-- Start Given data --

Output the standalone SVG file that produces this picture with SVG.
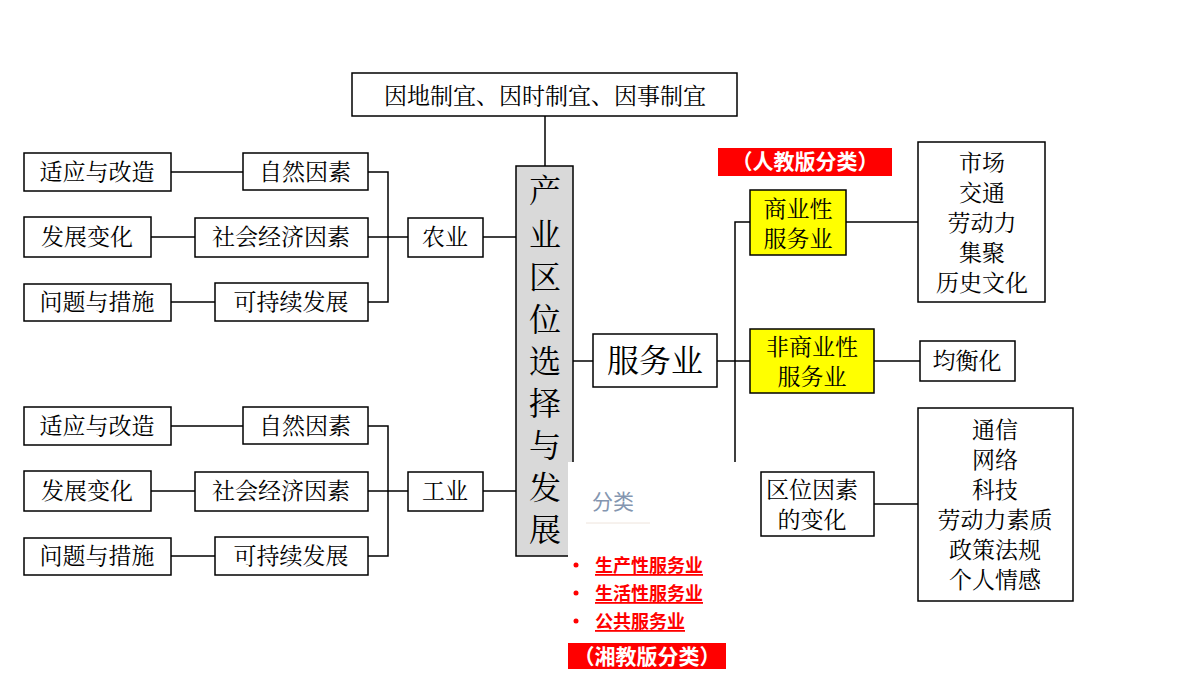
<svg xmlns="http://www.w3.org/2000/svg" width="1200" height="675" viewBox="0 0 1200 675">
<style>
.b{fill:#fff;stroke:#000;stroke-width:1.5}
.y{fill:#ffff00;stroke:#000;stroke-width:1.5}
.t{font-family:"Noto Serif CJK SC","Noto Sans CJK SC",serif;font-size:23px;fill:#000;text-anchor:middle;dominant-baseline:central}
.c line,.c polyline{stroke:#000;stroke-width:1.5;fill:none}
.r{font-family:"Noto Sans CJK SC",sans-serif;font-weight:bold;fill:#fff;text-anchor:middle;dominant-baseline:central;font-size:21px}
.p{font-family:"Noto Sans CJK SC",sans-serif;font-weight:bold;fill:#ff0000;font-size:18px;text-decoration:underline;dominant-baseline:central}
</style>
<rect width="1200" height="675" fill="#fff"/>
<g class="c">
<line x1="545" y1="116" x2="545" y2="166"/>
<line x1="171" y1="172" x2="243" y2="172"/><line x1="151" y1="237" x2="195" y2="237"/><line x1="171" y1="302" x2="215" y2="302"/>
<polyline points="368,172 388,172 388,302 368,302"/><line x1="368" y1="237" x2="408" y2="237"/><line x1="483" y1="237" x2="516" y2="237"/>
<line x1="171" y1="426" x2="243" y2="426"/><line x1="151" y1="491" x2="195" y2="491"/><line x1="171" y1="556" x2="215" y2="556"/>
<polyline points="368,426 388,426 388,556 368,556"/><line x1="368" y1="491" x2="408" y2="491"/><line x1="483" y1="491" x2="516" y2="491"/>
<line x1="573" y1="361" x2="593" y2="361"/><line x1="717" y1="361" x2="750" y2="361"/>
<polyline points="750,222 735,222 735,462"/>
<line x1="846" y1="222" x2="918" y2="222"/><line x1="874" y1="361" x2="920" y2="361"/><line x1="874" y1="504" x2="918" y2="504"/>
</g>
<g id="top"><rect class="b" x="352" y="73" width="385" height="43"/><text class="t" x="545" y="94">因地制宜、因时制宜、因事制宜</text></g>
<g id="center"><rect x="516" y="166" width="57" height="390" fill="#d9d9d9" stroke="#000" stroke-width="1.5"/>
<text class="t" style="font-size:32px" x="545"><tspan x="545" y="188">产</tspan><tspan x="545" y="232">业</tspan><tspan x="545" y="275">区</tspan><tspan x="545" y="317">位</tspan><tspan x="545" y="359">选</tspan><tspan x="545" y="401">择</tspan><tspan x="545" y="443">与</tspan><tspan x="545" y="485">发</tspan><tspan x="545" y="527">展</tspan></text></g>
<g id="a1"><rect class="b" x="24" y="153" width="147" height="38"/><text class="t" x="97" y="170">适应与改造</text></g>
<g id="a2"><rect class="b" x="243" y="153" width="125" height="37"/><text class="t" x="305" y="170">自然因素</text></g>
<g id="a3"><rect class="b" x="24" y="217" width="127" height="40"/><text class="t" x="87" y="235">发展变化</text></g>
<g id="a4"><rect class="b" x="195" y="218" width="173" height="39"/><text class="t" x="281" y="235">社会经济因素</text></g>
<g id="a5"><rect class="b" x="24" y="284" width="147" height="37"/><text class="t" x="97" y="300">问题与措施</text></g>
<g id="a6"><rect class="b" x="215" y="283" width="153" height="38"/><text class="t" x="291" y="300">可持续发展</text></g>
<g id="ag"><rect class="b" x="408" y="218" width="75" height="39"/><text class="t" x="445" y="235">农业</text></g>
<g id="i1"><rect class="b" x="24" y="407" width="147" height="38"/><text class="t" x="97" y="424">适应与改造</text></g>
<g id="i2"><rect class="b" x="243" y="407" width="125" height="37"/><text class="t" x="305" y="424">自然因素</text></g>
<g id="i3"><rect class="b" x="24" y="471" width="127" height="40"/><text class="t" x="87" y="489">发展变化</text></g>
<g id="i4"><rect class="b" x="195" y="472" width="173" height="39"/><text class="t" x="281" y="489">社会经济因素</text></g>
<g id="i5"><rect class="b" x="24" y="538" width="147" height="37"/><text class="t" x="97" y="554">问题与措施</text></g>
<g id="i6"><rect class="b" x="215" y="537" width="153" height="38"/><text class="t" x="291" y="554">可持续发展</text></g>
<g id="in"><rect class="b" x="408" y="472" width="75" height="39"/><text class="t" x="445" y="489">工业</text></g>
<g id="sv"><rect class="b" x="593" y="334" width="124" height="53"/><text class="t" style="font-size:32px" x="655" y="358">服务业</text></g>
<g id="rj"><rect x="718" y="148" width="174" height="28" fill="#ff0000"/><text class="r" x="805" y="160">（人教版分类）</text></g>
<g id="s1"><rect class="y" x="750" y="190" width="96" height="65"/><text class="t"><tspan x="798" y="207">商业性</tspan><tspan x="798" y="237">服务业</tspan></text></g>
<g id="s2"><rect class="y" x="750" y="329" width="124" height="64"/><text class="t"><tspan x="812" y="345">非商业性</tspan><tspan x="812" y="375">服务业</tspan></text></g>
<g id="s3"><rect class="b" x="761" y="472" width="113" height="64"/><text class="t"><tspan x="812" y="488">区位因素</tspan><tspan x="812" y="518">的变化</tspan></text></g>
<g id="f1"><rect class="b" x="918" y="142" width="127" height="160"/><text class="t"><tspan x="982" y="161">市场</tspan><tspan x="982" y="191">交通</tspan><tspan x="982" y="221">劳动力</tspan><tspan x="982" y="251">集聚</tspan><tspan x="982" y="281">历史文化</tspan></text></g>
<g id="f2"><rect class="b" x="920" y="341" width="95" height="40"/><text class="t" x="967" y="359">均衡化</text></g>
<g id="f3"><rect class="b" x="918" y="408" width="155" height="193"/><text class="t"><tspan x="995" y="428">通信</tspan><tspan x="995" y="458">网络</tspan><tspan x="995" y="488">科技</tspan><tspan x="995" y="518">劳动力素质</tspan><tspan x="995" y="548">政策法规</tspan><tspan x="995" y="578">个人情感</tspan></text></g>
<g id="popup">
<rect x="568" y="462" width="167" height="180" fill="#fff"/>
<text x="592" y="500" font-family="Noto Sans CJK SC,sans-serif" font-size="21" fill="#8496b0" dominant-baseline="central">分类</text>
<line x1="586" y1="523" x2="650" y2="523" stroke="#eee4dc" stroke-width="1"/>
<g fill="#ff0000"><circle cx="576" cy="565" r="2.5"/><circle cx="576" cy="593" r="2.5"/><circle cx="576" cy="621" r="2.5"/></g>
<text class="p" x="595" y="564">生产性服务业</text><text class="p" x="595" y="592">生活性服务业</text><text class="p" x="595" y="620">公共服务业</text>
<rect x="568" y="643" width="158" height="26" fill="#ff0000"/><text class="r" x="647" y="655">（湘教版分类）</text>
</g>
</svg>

-- End Given data --

(Exercise objective): Write out the material above once more, exactly as it reads, with no pictures.

(Solution to the problem):
Output the standalone SVG file that produces this picture with SVG.
<svg xmlns="http://www.w3.org/2000/svg" width="1200" height="675" viewBox="0 0 1200 675">
<style>
.b{fill:#fff;stroke:#000;stroke-width:1.5}
.y{fill:#ffff00;stroke:#000;stroke-width:1.5}
.t{font-family:"Noto Serif CJK SC","Noto Sans CJK SC",serif;font-size:23px;fill:#000;text-anchor:middle;dominant-baseline:central}
.c line,.c polyline{stroke:#000;stroke-width:1.5;fill:none}
.r{font-family:"Noto Sans CJK SC",sans-serif;font-weight:bold;fill:#fff;text-anchor:middle;dominant-baseline:central;font-size:21px}
.p{font-family:"Noto Sans CJK SC",sans-serif;font-weight:bold;fill:#ff0000;font-size:18px;text-decoration:underline;dominant-baseline:central}
</style>
<rect width="1200" height="675" fill="#fff"/>
<g class="c">
<line x1="545" y1="116" x2="545" y2="166"/>
<line x1="171" y1="172" x2="243" y2="172"/><line x1="151" y1="237" x2="195" y2="237"/><line x1="171" y1="302" x2="215" y2="302"/>
<polyline points="368,172 388,172 388,302 368,302"/><line x1="368" y1="237" x2="408" y2="237"/><line x1="483" y1="237" x2="516" y2="237"/>
<line x1="171" y1="426" x2="243" y2="426"/><line x1="151" y1="491" x2="195" y2="491"/><line x1="171" y1="556" x2="215" y2="556"/>
<polyline points="368,426 388,426 388,556 368,556"/><line x1="368" y1="491" x2="408" y2="491"/><line x1="483" y1="491" x2="516" y2="491"/>
<line x1="573" y1="361" x2="593" y2="361"/><line x1="717" y1="361" x2="750" y2="361"/>
<polyline points="750,222 735,222 735,462"/>
<line x1="846" y1="222" x2="918" y2="222"/><line x1="874" y1="361" x2="920" y2="361"/><line x1="874" y1="504" x2="918" y2="504"/>
</g>
<g id="top"><rect class="b" x="352" y="73" width="385" height="43"/><text class="t" x="545" y="94">因地制宜、因时制宜、因事制宜</text></g>
<g id="center"><rect x="516" y="166" width="57" height="390" fill="#d9d9d9" stroke="#000" stroke-width="1.5"/>
<text class="t" style="font-size:32px" x="545"><tspan x="545" y="188">产</tspan><tspan x="545" y="232">业</tspan><tspan x="545" y="275">区</tspan><tspan x="545" y="317">位</tspan><tspan x="545" y="359">选</tspan><tspan x="545" y="401">择</tspan><tspan x="545" y="443">与</tspan><tspan x="545" y="485">发</tspan><tspan x="545" y="527">展</tspan></text></g>
<g id="a1"><rect class="b" x="24" y="153" width="147" height="38"/><text class="t" x="97" y="170">适应与改造</text></g>
<g id="a2"><rect class="b" x="243" y="153" width="125" height="37"/><text class="t" x="305" y="170">自然因素</text></g>
<g id="a3"><rect class="b" x="24" y="217" width="127" height="40"/><text class="t" x="87" y="235">发展变化</text></g>
<g id="a4"><rect class="b" x="195" y="218" width="173" height="39"/><text class="t" x="281" y="235">社会经济因素</text></g>
<g id="a5"><rect class="b" x="24" y="284" width="147" height="37"/><text class="t" x="97" y="300">问题与措施</text></g>
<g id="a6"><rect class="b" x="215" y="283" width="153" height="38"/><text class="t" x="291" y="300">可持续发展</text></g>
<g id="ag"><rect class="b" x="408" y="218" width="75" height="39"/><text class="t" x="445" y="235">农业</text></g>
<g id="i1"><rect class="b" x="24" y="407" width="147" height="38"/><text class="t" x="97" y="424">适应与改造</text></g>
<g id="i2"><rect class="b" x="243" y="407" width="125" height="37"/><text class="t" x="305" y="424">自然因素</text></g>
<g id="i3"><rect class="b" x="24" y="471" width="127" height="40"/><text class="t" x="87" y="489">发展变化</text></g>
<g id="i4"><rect class="b" x="195" y="472" width="173" height="39"/><text class="t" x="281" y="489">社会经济因素</text></g>
<g id="i5"><rect class="b" x="24" y="538" width="147" height="37"/><text class="t" x="97" y="554">问题与措施</text></g>
<g id="i6"><rect class="b" x="215" y="537" width="153" height="38"/><text class="t" x="291" y="554">可持续发展</text></g>
<g id="in"><rect class="b" x="408" y="472" width="75" height="39"/><text class="t" x="445" y="489">工业</text></g>
<g id="sv"><rect class="b" x="593" y="334" width="124" height="53"/><text class="t" style="font-size:32px" x="655" y="358">服务业</text></g>
<g id="rj"><rect x="718" y="148" width="174" height="28" fill="#ff0000"/><text class="r" x="805" y="160">（人教版分类）</text></g>
<g id="s1"><rect class="y" x="750" y="190" width="96" height="65"/><text class="t"><tspan x="798" y="207">商业性</tspan><tspan x="798" y="237">服务业</tspan></text></g>
<g id="s2"><rect class="y" x="750" y="329" width="124" height="64"/><text class="t"><tspan x="812" y="345">非商业性</tspan><tspan x="812" y="375">服务业</tspan></text></g>
<g id="s3"><rect class="b" x="761" y="472" width="113" height="64"/><text class="t"><tspan x="812" y="488">区位因素</tspan><tspan x="812" y="518">的变化</tspan></text></g>
<g id="f1"><rect class="b" x="918" y="142" width="127" height="160"/><text class="t"><tspan x="982" y="161">市场</tspan><tspan x="982" y="191">交通</tspan><tspan x="982" y="221">劳动力</tspan><tspan x="982" y="251">集聚</tspan><tspan x="982" y="281">历史文化</tspan></text></g>
<g id="f2"><rect class="b" x="920" y="341" width="95" height="40"/><text class="t" x="967" y="359">均衡化</text></g>
<g id="f3"><rect class="b" x="918" y="408" width="155" height="193"/><text class="t"><tspan x="995" y="428">通信</tspan><tspan x="995" y="458">网络</tspan><tspan x="995" y="488">科技</tspan><tspan x="995" y="518">劳动力素质</tspan><tspan x="995" y="548">政策法规</tspan><tspan x="995" y="578">个人情感</tspan></text></g>
<g id="popup">
<rect x="568" y="462" width="167" height="180" fill="#fff"/>
<text x="592" y="500" font-family="Noto Sans CJK SC,sans-serif" font-size="21" fill="#8496b0" dominant-baseline="central">分类</text>
<line x1="586" y1="523" x2="650" y2="523" stroke="#eee4dc" stroke-width="1"/>
<g fill="#ff0000"><circle cx="576" cy="565" r="2.5"/><circle cx="576" cy="593" r="2.5"/><circle cx="576" cy="621" r="2.5"/></g>
<text class="p" x="595" y="564">生产性服务业</text><text class="p" x="595" y="592">生活性服务业</text><text class="p" x="595" y="620">公共服务业</text>
<rect x="568" y="643" width="158" height="26" fill="#ff0000"/><text class="r" x="647" y="655">（湘教版分类）</text>
</g>
</svg>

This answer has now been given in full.